Given request ->
Write each line of the material exactly as given, from the top through the line that contains "(0,0) rectangle (486,325);", and omit all pictures.
──────────────────────────────
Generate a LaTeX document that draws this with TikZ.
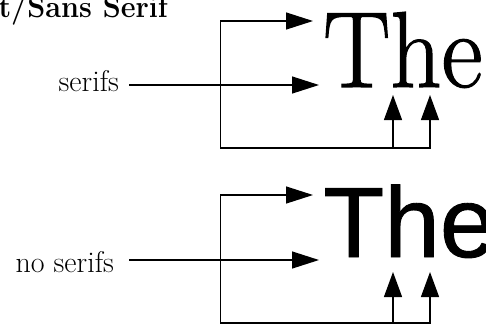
\documentclass[tikz,border=0pt]{standalone}
\usepackage{fontspec}
\newfontfamily\helv[FakeBold=0.9]{Liberation Sans}
\newfontfamily\bigserif[FakeBold=1.2]{Latin Modern Roman}
\usetikzlibrary{arrows.meta}
\tikzset{
  wire/.style={line width=1.3pt, line cap=rect},
  pointer/.style={wire, -{Triangle[length=27pt,width=17pt]}},
  riser/.style={wire, -{Triangle[length=25pt,width=18pt]}},
  lbl/.style={inner sep=0pt, font=\fontsize{30}{32}\selectfont},
  bigword/.style={inner sep=0pt, anchor=base west}
}
\begin{document}
\begin{tikzpicture}[x=1pt,y=-1pt]
\useasboundingbox (0,0) rectangle (486,325);

% heading
\node[inner sep=0pt, anchor=base east, font=\fontsize{31}{33}\selectfont\bfseries] (title) at (168,17) {\scalebox{0.93}[1]{t/Sans Serif}};

% ---- serif example ----
\node[bigword] (serifword) at (323,87) {\bigserif\fontsize{108}{110}\selectfont\scalebox{0.93}[1]{The}};
\node[lbl, anchor=base east] (serifs) at (119,91) {serifs};
\coordinate (a1) at (220.5,21);
\coordinate (b1) at (220.5,148);
\coordinate (t1) at (313,21);
\coordinate (m1) at (319,85);
\coordinate (h1) at (393,148);
\coordinate (e1) at (430,148);
\draw[wire] (a1) -- (b1) -- (e1);
\draw[pointer] (a1) -- (t1);
\draw[pointer] ([xshift=11pt]serifs.east |- m1) -- (m1);
\draw[riser] (h1) -- (h1 |- 0,95);
\draw[riser] (e1) -- (e1 |- 0,95);

% ---- sans serif example ----
\node[bigword] (sansword) at (323,257) {\helv\fontsize{100}{102}\selectfont The};
\node[lbl, anchor=base east] (noserifs) at (114,272) {no serifs};
\coordinate (a2) at (220.5,195);
\coordinate (b2) at (220.5,323);
\coordinate (t2) at (313,195);
\coordinate (m2) at (319,260);
\coordinate (h2) at (393,323);
\coordinate (e2) at (430,323);
\draw[wire] (a2) -- (b2) -- (e2);
\draw[pointer] (a2) -- (t2);
\draw[pointer] ([xshift=16pt]noserifs.east |- m2) -- (m2);
\draw[riser] (h2) -- (h2 |- 0,272);
\draw[riser] (e2) -- (e2 |- 0,272);
\end{tikzpicture}
\end{document}
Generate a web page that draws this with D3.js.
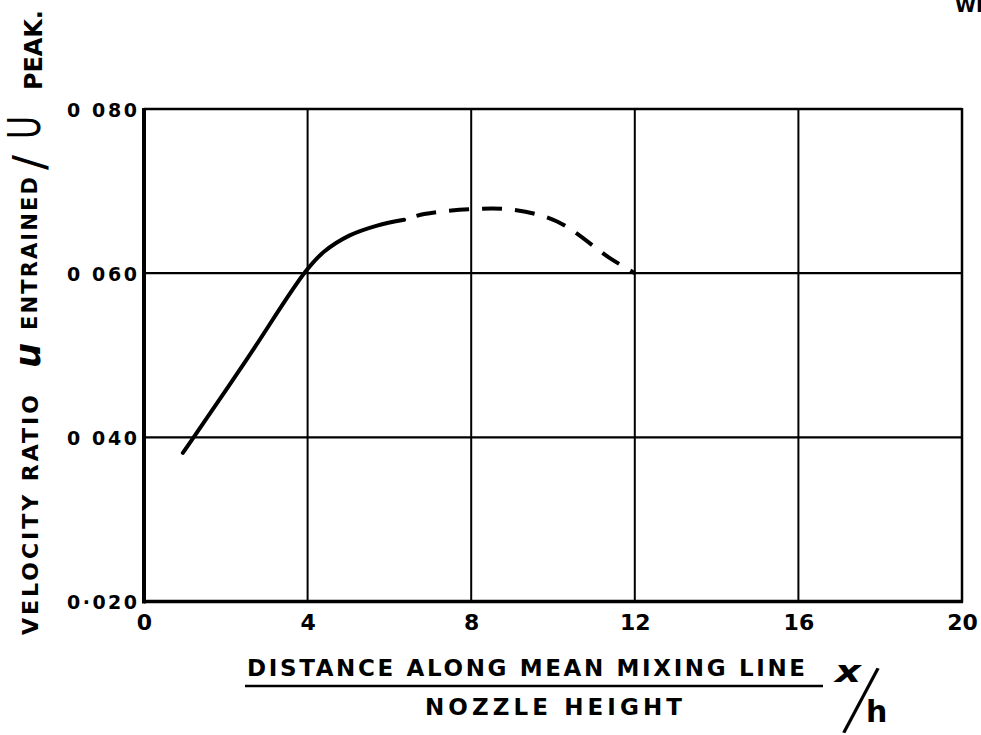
<!DOCTYPE html>
<html>
<head>
<meta charset="utf-8">
<script src="https://cdn.jsdelivr.net/npm/d3@7"></script>
<style>
  body { margin: 0; background: #fff; }
  svg { display: block; }
  text { font-family: 'DejaVu Sans', sans-serif; fill: #000; }
</style>
</head>
<body>
<svg width="981" height="735"></svg>
<script>
// Tick values and labels as lettered on the sheet
var xTicks = [0, 4, 8, 12, 16, 20];
var xTickLabels = ['0', '4', '8', '12', '16', '20'];
var yTicks = [0.020, 0.040, 0.060, 0.080];
var yTickLabels = ['0\u00b7020', '0 040', '0 060', '0 080'];

// Solid part of the curve (x/h, velocity ratio)
var solidX = [0.95, 1.2, 2.5, 3.95, 4.4, 5.03, 5.7, 6.36];
var solidY = [0.0381, 0.0399, 0.0494, 0.0602, 0.0626, 0.0646, 0.0658, 0.0665];

// Dashed part of the curve
var dashX = [6.36, 6.85, 8.0, 9.05, 10.1, 11.4, 12.0];
var dashY = [0.0665, 0.0672, 0.0678, 0.0677, 0.0663, 0.0618, 0.0600];

var svg = d3.select('svg');

// Plot area in page pixels (note: "top" is taken by window.top)
var plotLeft = 144, plotRight = 962, plotTop = 109, plotBottom = 601.5;

var x = d3.scaleLinear().domain([0, 20]).range([plotLeft, plotRight]);
var y = d3.scaleLinear().domain([0.020, 0.080]).range([plotBottom, plotTop]);

// Grid lines (inner ones only, frame drawn after)
svg.append('g')
  .selectAll('line')
  .data(xTicks.slice(1, -1))
  .join('line')
  .attr('x1', function (d) { return x(d); })
  .attr('x2', function (d) { return x(d); })
  .attr('y1', plotTop)
  .attr('y2', plotBottom)
  .attr('stroke', '#000')
  .attr('stroke-width', 2);

svg.append('g')
  .selectAll('line')
  .data(yTicks.slice(1, -1))
  .join('line')
  .attr('x1', plotLeft)
  .attr('x2', plotRight)
  .attr('y1', function (d) { return y(d); })
  .attr('y2', function (d) { return y(d); })
  .attr('stroke', '#000')
  .attr('stroke-width', 2.2);

// Frame: heavy left and bottom, lighter top and right
svg.append('line').attr('x1', plotLeft).attr('x2', plotRight).attr('y1', plotTop).attr('y2', plotTop)
  .attr('stroke', '#000').attr('stroke-width', 2.5);
svg.append('line').attr('x1', plotRight).attr('x2', plotRight).attr('y1', plotTop - 1).attr('y2', plotBottom + 1)
  .attr('stroke', '#000').attr('stroke-width', 2.5);
svg.append('line').attr('x1', plotLeft).attr('x2', plotRight + 1).attr('y1', plotBottom).attr('y2', plotBottom)
  .attr('stroke', '#000').attr('stroke-width', 3.5);
svg.append('line').attr('x1', plotLeft).attr('x2', plotLeft).attr('y1', plotTop - 1).attr('y2', plotBottom + 2)
  .attr('stroke', '#000').attr('stroke-width', 4);

// Axes, used for their tick labels only
var xAxis = d3.axisBottom(x)
  .tickValues(xTicks)
  .tickSize(0)
  .tickFormat(function (d, i) { return xTickLabels[i]; });

var gx = svg.append('g')
  .attr('transform', 'translate(0,' + plotBottom + ')')
  .call(xAxis);
gx.select('.domain').remove();
gx.selectAll('text')
  .attr('y', 28)
  .attr('dy', 0)
  .attr('font-size', 22)
  .attr('font-weight', 'bold')
  .attr('font-family', 'DejaVu Sans');

var yAxis = d3.axisLeft(y)
  .tickValues(yTicks)
  .tickSize(0)
  .tickFormat(function (d, i) { return yTickLabels[i]; });

var gy = svg.append('g')
  .attr('transform', 'translate(' + (plotLeft - 7) + ',0)')
  .call(yAxis);
gy.select('.domain').remove();
gy.selectAll('text')
  .attr('x', 0)
  .attr('dy', 7)
  .attr('font-size', 19)
  .attr('font-weight', 'bold')
  .attr('font-family', 'DejaVu Sans')
  .attr('textLength', 70)
  .attr('lengthAdjust', 'spacing');

// The curve
var line = d3.line()
  .x(function (d) { return x(d[0]); })
  .y(function (d) { return y(d[1]); })
  .curve(d3.curveCatmullRom.alpha(0.5));

svg.append('path')
  .datum(d3.zip(solidX, solidY))
  .attr('fill', 'none')
  .attr('stroke', '#000')
  .attr('stroke-width', 4)
  .attr('stroke-linecap', 'round')
  .attr('d', line);

svg.append('path')
  .datum(d3.zip(dashX, dashY))
  .attr('fill', 'none')
  .attr('stroke', '#000')
  .attr('stroke-width', 4)
  .attr('stroke-dasharray', '20,13')
  .attr('stroke-dashoffset', 20)
  .attr('d', line);

// Y axis title, lettered bottom to top
function vtext(tx, ty, str, size, len, opts) {
  opts = opts || {};
  var t = svg.append('text')
    .attr('transform', 'translate(' + tx + ',' + ty + ') rotate(-90)')
    .attr('font-size', size)
    .attr('font-weight', opts.weight || 'bold')
    .text(str);
  if (opts.family) t.attr('font-family', opts.family);
  if (opts.style) t.attr('font-style', opts.style);
  if (len) t.attr('textLength', len).attr('lengthAdjust', opts.adjust || 'spacing');
  return t;
}

vtext(38, 635, 'VELOCITY RATIO', 22, 240);
vtext(40, 368, 'u', 36, 25, { family: 'DejaVu Serif', style: 'italic', adjust: 'spacingAndGlyphs' });
vtext(37, 330, 'ENTRAINED', 21, 153);
vtext(45, 170, '/', 44, 15, { weight: 'normal', adjust: 'spacingAndGlyphs' });
vtext(40, 139, 'U', 44, 23, { weight: 'normal', adjust: 'spacingAndGlyphs' });
vtext(42, 90, 'PEAK.', 24, 80);

// X axis title
svg.append('text')
  .attr('x', 247)
  .attr('y', 676)
  .attr('font-size', 23)
  .attr('font-weight', 'bold')
  .attr('textLength', 558)
  .attr('lengthAdjust', 'spacing')
  .text('DISTANCE ALONG MEAN MIXING LINE');

svg.append('line')
  .attr('x1', 245).attr('x2', 823)
  .attr('y1', 686).attr('y2', 686)
  .attr('stroke', '#000')
  .attr('stroke-width', 2.5);

svg.append('text')
  .attr('x', 425)
  .attr('y', 715)
  .attr('font-size', 23)
  .attr('font-weight', 'bold')
  .attr('textLength', 257)
  .attr('lengthAdjust', 'spacing')
  .text('NOZZLE HEIGHT');

svg.append('text')
  .attr('x', 835)
  .attr('y', 682)
  .attr('font-size', 30)
  .attr('font-family', 'DejaVu Serif')
  .attr('font-style', 'italic')
  .attr('font-weight', 'bold')
  .attr('textLength', 26)
  .attr('lengthAdjust', 'spacingAndGlyphs')
  .text('x');

// long slash of x/h: a stretched, tilted glyph
svg.append('text')
  .attr('transform', 'translate(861,700) rotate(20) scale(1,2.2)')
  .attr('y', 13)
  .attr('text-anchor', 'middle')
  .attr('font-size', 40)
  .text('/');

svg.append('text')
  .attr('x', 866)
  .attr('y', 722)
  .attr('font-size', 30)
  .attr('font-weight', 'bold')
  .text('h');

// Cut-off lettering at the top right of the sheet
svg.append('text')
  .attr('x', 955)
  .attr('y', 12)
  .attr('font-size', 19)
  .attr('font-weight', 'bold')
  .text('WI');
</script>
</body>
</html>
──────────────────────────────
Exercise output ->
Generate a LaTeX document that draws this with TikZ.
\documentclass[tikz,border=0pt]{standalone}
\usepackage{fontspec}
\newfontfamily\helv[FakeBold=0.9]{Liberation Sans}
\newfontfamily\bigserif[FakeBold=1.2]{Latin Modern Roman}
\usetikzlibrary{arrows.meta}
\tikzset{
  wire/.style={line width=1.3pt, line cap=rect},
  pointer/.style={wire, -{Triangle[length=27pt,width=17pt]}},
  riser/.style={wire, -{Triangle[length=25pt,width=18pt]}},
  lbl/.style={inner sep=0pt, font=\fontsize{30}{32}\selectfont},
  bigword/.style={inner sep=0pt, anchor=base west}
}
\begin{document}
\begin{tikzpicture}[x=1pt,y=-1pt]
\useasboundingbox (0,0) rectangle (486,325);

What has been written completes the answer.